# Hotel Booking Sites



## Harry31 (29 May 2012)

I hope this hasn't been covered before, I have checked & can't see any specific to my question.
Has anyone used the sites:  www.olotels.com  or www.hotelsclick.com

They are coming up with good prices for hotels I'm checking in Malaga city.


----------



## BOXtheFOX (29 May 2012)

www.hotelscomparison.com will give you a good overview but check back to the main site before booking.


----------



## joer (7 Jun 2012)

Not sure about these sites but use Alpharooms most of the time because of value for money,, very seldom see any better. Have been using them for years with only one problem which was sorted quickly.


----------



## Harry31 (7 Jun 2012)

Many thanks - I'll check it out


----------



## serotoninsid (7 Jun 2012)

Have used...


booking.com
hotels.com
alpharooms.com
AND
laterooms.com

..in the past.  No  issues experienced when using any of them.  In fact, they make the whole process of finding affordable rooms a lot less painful.


----------



## better (12 Jul 2012)

Hi,

I am interested in hotels and never heard about hotelsclick.com and olotels.com so had a look and found they are quite well organized websites, as for the prices I believe they just replicate distributed rack and negotiated rates. I would compare their rates and booking conditions with expedia.com and deskbell.com I regularly use.


----------



## Eithneangela (12 Jul 2012)

I think www.booking.com are great generally, because you can cancel the booking up to 1 day before arrival for free, usually.

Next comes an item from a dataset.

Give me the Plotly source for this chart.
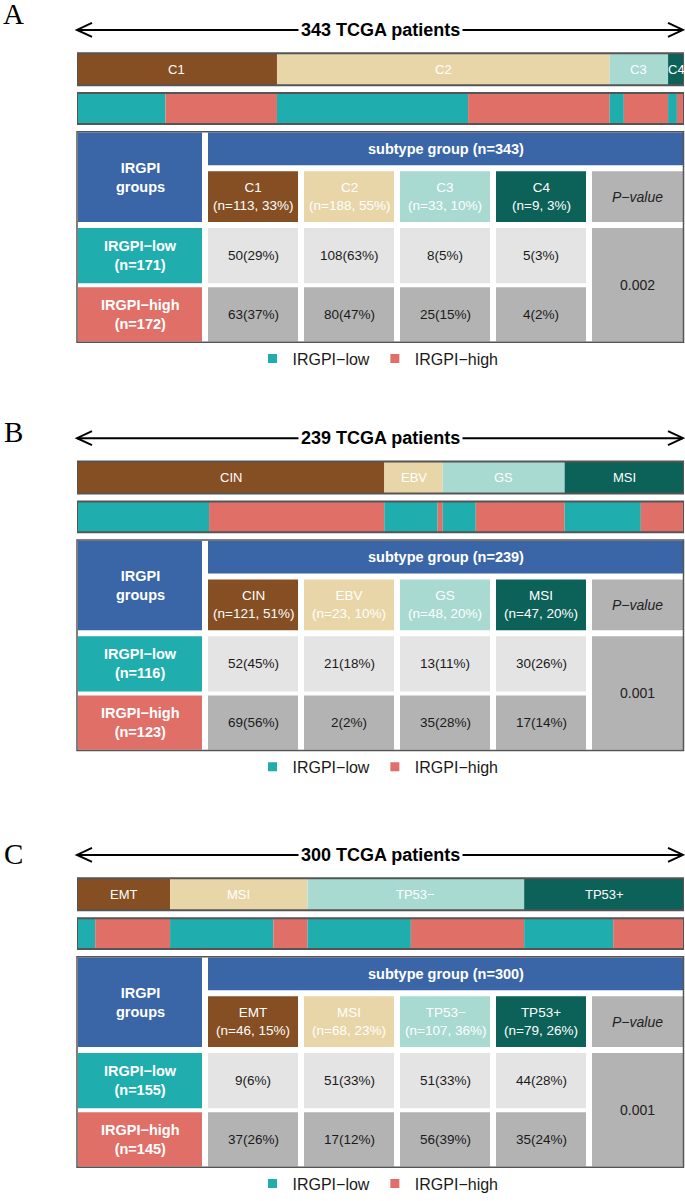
import plotly.graph_objects as go

# ---------------- data ----------------
panel_letters = ["A", "B", "C"]

a_subtypes = ["C1", "C2", "C3", "C4"]
a_low = [50, 108, 8, 5]
a_high = [63, 80, 25, 4]
a_pvalue = "0.002"

b_subtypes = ["CIN", "EBV", "GS", "MSI"]
b_low = [52, 21, 13, 30]
b_high = [69, 2, 35, 17]
b_pvalue = "0.001"

c_subtypes = ["EMT", "MSI", "TP53−", "TP53+"]
c_low = [9, 51, 51, 44]
c_high = [37, 17, 56, 35]
c_pvalue = "0.001"

group_names = ["IRGPI−low", "IRGPI−high"]

# ---------------- style ----------------
W, H = 685, 1201
SUB_COLORS = ["#854E23", "#E8D6A8", "#A8DAD2", "#0C6158"]
LOW_C = "#1FADAD"
HIGH_C = "#E06F68"
BLUE = "#3A65A6"
LIGHT = "#E4E4E4"
GRAY = "#B3B3B3"
BORDER = "#555555"
SANS = "Liberation Sans, Arial, sans-serif"
SERIF = "Liberation Serif, Times New Roman, serif"

panels = [
    dict(letter=panel_letters[0], subs=a_subtypes, low=a_low, high=a_high, p=a_pvalue,
         dy=0, letter_y=14, xa="x2", lg="legend"),
    dict(letter=panel_letters[1], subs=b_subtypes, low=b_low, high=b_high, p=b_pvalue,
         dy=410, letter_y=434, xa="x3", lg="legend2"),
    dict(letter=panel_letters[2], subs=c_subtypes, low=c_low, high=c_high, p=c_pvalue,
         dy=828.5, letter_y=857.5, xa="x4", lg="legend3"),
]

fig = go.Figure()
shapes = []
anns = []


def rect(x0, x1, y0, y1, fill, xref="x", line_color=None, lw=0):
    shapes.append(dict(type="rect", xref=xref, yref="y", x0=x0, x1=x1, y0=y0, y1=y1,
                       fillcolor=fill, line=dict(color=line_color or fill, width=lw),
                       layer="above"))


def text(x, y, s, size, color, xref="x", bold=False, bg=None, family=SANS):
    if bold:
        s = "<b>" + s + "</b>"
    d = dict(x=x, y=y, xref=xref, yref="y", text=s, showarrow=False,
             font=dict(family=family, size=size, color=color),
             xanchor="center", yanchor="middle")
    if bg:
        d["bgcolor"] = bg
        d["borderpad"] = 2
    anns.append(d)


layout_axes = {}
for k, pn in enumerate(panels):
    dy = pn["dy"]
    subs, low, high = pn["subs"], pn["low"], pn["high"]
    n = [l + h for l, h in zip(low, high)]
    total = sum(n)
    nlow, nhigh = sum(low), sum(high)
    xa = pn["xa"]

    # panel letter
    text(13.5, pn["letter_y"], pn["letter"], 29, "black", family=SERIF)

    # arrow with title
    ya = dy + 30
    shapes.append(dict(type="line", xref="x", yref="y", x0=77, x1=683, y0=ya, y1=ya,
                       line=dict(color="black", width=2)))
    shapes.append(dict(type="path", xref="x", yref="y",
                       path=f"M 92,{ya-7} L 77,{ya} L 92,{ya+7}",
                       line=dict(color="black", width=2)))
    shapes.append(dict(type="path", xref="x", yref="y",
                       path=f"M 668,{ya-7} L 683,{ya} L 668,{ya+7}",
                       line=dict(color="black", width=2)))
    text(380.5, ya, f"{total} TCGA patients", 18, "black", bold=True, bg="white")

    # subtype bar
    yb1 = dy + 69.5
    cum = 0
    for i, s in enumerate(subs):
        fig.add_trace(go.Bar(orientation="h", x=[n[i]], base=[cum], y=[yb1], width=[32],
                             marker=dict(color=SUB_COLORS[i], line=dict(width=0)),
                             xaxis=xa, yaxis="y", showlegend=False, hoverinfo="skip"))
        text(cum + n[i] / 2, yb1, s, 13, "white", xref=xa)
        cum += n[i]
    rect(0, total, dy + 53.5, dy + 85.5, "rgba(0,0,0,0)", xref=xa, line_color=BORDER, lw=2)

    # IRGPI bar
    yb2 = dy + 109
    cum = 0
    for i in range(len(subs)):
        for val, col in ((low[i], LOW_C), (high[i], HIGH_C)):
            fig.add_trace(go.Bar(orientation="h", x=[val], base=[cum], y=[yb2], width=[31],
                                 marker=dict(color=col, line=dict(width=0)),
                                 xaxis=xa, yaxis="y", showlegend=False, hoverinfo="skip"))
            cum += val
    rect(0, total, dy + 93.5, dy + 124.5, "rgba(0,0,0,0)", xref=xa, line_color=BORDER, lw=2)

    layout_axes["xaxis" + xa[1:]] = dict(domain=[77 / W, 684 / W],
                                         range=[0, total], anchor="y", visible=False,
                                         fixedrange=True)

    # table
    hdr = (dy + 133, dy + 166)
    subr = (dy + 172, dy + 223)
    lowr = (dy + 229, dy + 284.5)
    highr = (dy + 288.5, dy + 343)
    rect(78, 202, hdr[0], subr[1], BLUE)
    text(140, (hdr[0] + subr[1]) / 2, "IRGPI<br>groups", 14.5, "white", bold=True)
    rect(208, 683, hdr[0], hdr[1], BLUE)
    text(445.5, (hdr[0] + hdr[1]) / 2, f"subtype group (n={total})", 14.5, "white", bold=True)
    rect(78, 202, lowr[0], lowr[1], LOW_C)
    text(140, (lowr[0] + lowr[1]) / 2, f"{group_names[0]}<br>(n={nlow})", 14.5, "white", bold=True)
    rect(78, 202, highr[0], highr[1], HIGH_C)
    text(140, (highr[0] + highr[1]) / 2, f"{group_names[1]}<br>(n={nhigh})", 14.5, "white", bold=True)
    for i, s in enumerate(subs):
        x0 = 208 + 96 * i
        x1 = x0 + 90
        xc = (x0 + x1) / 2
        rect(x0, x1, subr[0], subr[1], SUB_COLORS[i])
        text(xc, (subr[0] + subr[1]) / 2,
             f"{s}<br>(n={n[i]}, {round(100 * n[i] / total)}%)", 13.5, "white")
        rect(x0, x1, lowr[0], lowr[1], LIGHT)
        text(xc, (lowr[0] + lowr[1]) / 2, f"{low[i]}({round(100 * low[i] / nlow)}%)", 13.5, "#1a1a1a")
        rect(x0, x1, highr[0], highr[1], GRAY)
        text(xc, (highr[0] + highr[1]) / 2, f"{high[i]}({round(100 * high[i] / nhigh)}%)", 13.5, "#1a1a1a")
    rect(592, 683, subr[0], subr[1], GRAY)
    text(637.5, (subr[0] + subr[1]) / 2, "<i>P−value</i>", 14, "#222")
    rect(592, 683, lowr[0], highr[1], GRAY)
    text(637.5, (lowr[0] + highr[1]) / 2, pn["p"], 14, "#222")
    rect(77, 683.5, dy + 132.3, dy + 343.7, "rgba(0,0,0,0)", line_color=BORDER, lw=1.5)

    # legend entries
    for name, col in zip(group_names, (LOW_C, HIGH_C)):
        fig.add_trace(go.Scatter(x=[None], y=[None], mode="markers", name=name,
                                 marker=dict(symbol="square", size=9, color=col),
                                 xaxis=xa, yaxis="y", legend=pn["lg"], showlegend=True))
    layout_axes[pn["lg"]] = dict(orientation="h", x=378 / W, xanchor="center",
                                 y=1 - (dy + 360) / H, yanchor="middle",
                                 font=dict(family=SANS, size=16, color="#1a1a1a"),
                                 bgcolor="rgba(0,0,0,0)", itemwidth=30)

fig.update_layout(
    width=W, height=H,
    margin=dict(l=0, r=0, t=0, b=0),
    paper_bgcolor="white", plot_bgcolor="rgba(0,0,0,0)",
    barmode="overlay",
    xaxis=dict(range=[0, W], domain=[0, 1], visible=False, fixedrange=True),
    yaxis=dict(range=[H, 0], domain=[0, 1], visible=False, fixedrange=True),
    shapes=shapes, annotations=anns,
    **layout_axes,
)

fig.write_html("out.html",
               config={"displayModeBar": False},
               post_script="document.body.style.margin='0';document.body.style.overflow='hidden';")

In the USA, I use . Unlike some of the other sites, you don't know what actual hotel/motel you're getting until you've booked and paid, but the discounts are great and I haven't had a bad experience (value for money) in 10 years. I've also sometimes found that logging on directly to a hotel, finding a contact, ringing them up and informing them that you've got a certain price online, they'll either match it or go just below. A bit of work involved, but worth it.


----------



## moonman (18 Sep 2012)

i have used trivago and it give you the price of about 5 or 6 of the sites mentioned ,hotels.com - bookings.com etc , with the best price for the requested at the top of the list.


----------



## DannyL (19 Sep 2012)

I travelled the world with booking.com. Never had any issues.


----------



## foxylady (19 Sep 2012)

*Hotelsclick*

I used this site last year and had no problems with them.


----------



## moonman (19 Sep 2012)

i have used bookings ,com twice this year, but i always have a check with trivago as they are a comparison site and they rank hotels /b&bs etc according to price.  im planning a trip to england in the next month, and the hotel i fancy according to trivago for the period i want,  is  veneer, bookings.com are 2nd.,


----------



## joan caine (17 Oct 2012)

*alpharooms*

have booked with alpharooms past ten years this was to be our last holiday as my husband has lung cancer. accommodation at villa marina club, salou substandard and not suitable for wheelchair. alpharooms checked when I booked and I sent e mails to hotel which were not answered. big dispute with management on arrival and rep found alternative accommodation 2 days later which alpharooms declined to cover yet a friend went to Malta and was ofered an immediate update or move to better hotel why were we discriminated against. unless you have travelled with a person with a disability it is hard to comprehend what is required.  HOTEL ROOMS HAD NO ELECTRIC SOCKETS AND NO RAMPS ANYWHERE IN COMPLEX. DISABLED BATHROOM OUTSIDE AND NO BARS ON WALLS (broken off) I cannot tell you our disappointment.


----------



## moonman (17 Oct 2012)

very sorry to hear of your husbands ill health.  before i actually book a hotel i always read the reviews.  we are planning a visit to boston, and on one of the booking sites, there was a hotel which had a very good price, and the photos looked very good.  on reading the reviews , if half of them were correct i wouldn't stay in it if it was free.


----------



## BillK (17 Oct 2012)

Like moonman, we always check any hotel we are cosidering, normally on Tripadvisor.


----------



## Pexus1976 (3 Nov 2012)

We use www.comparetravel.ie


----------



## poppy1 (11 Dec 2012)

i like hotelscombined.ie found great deals


----------



## petitz (6 Feb 2013)

For European cities I use explorotel.com as it has a convenient map view.


----------



## ccraig (6 Feb 2013)

Hotelscombined or trivago, they are the best


----------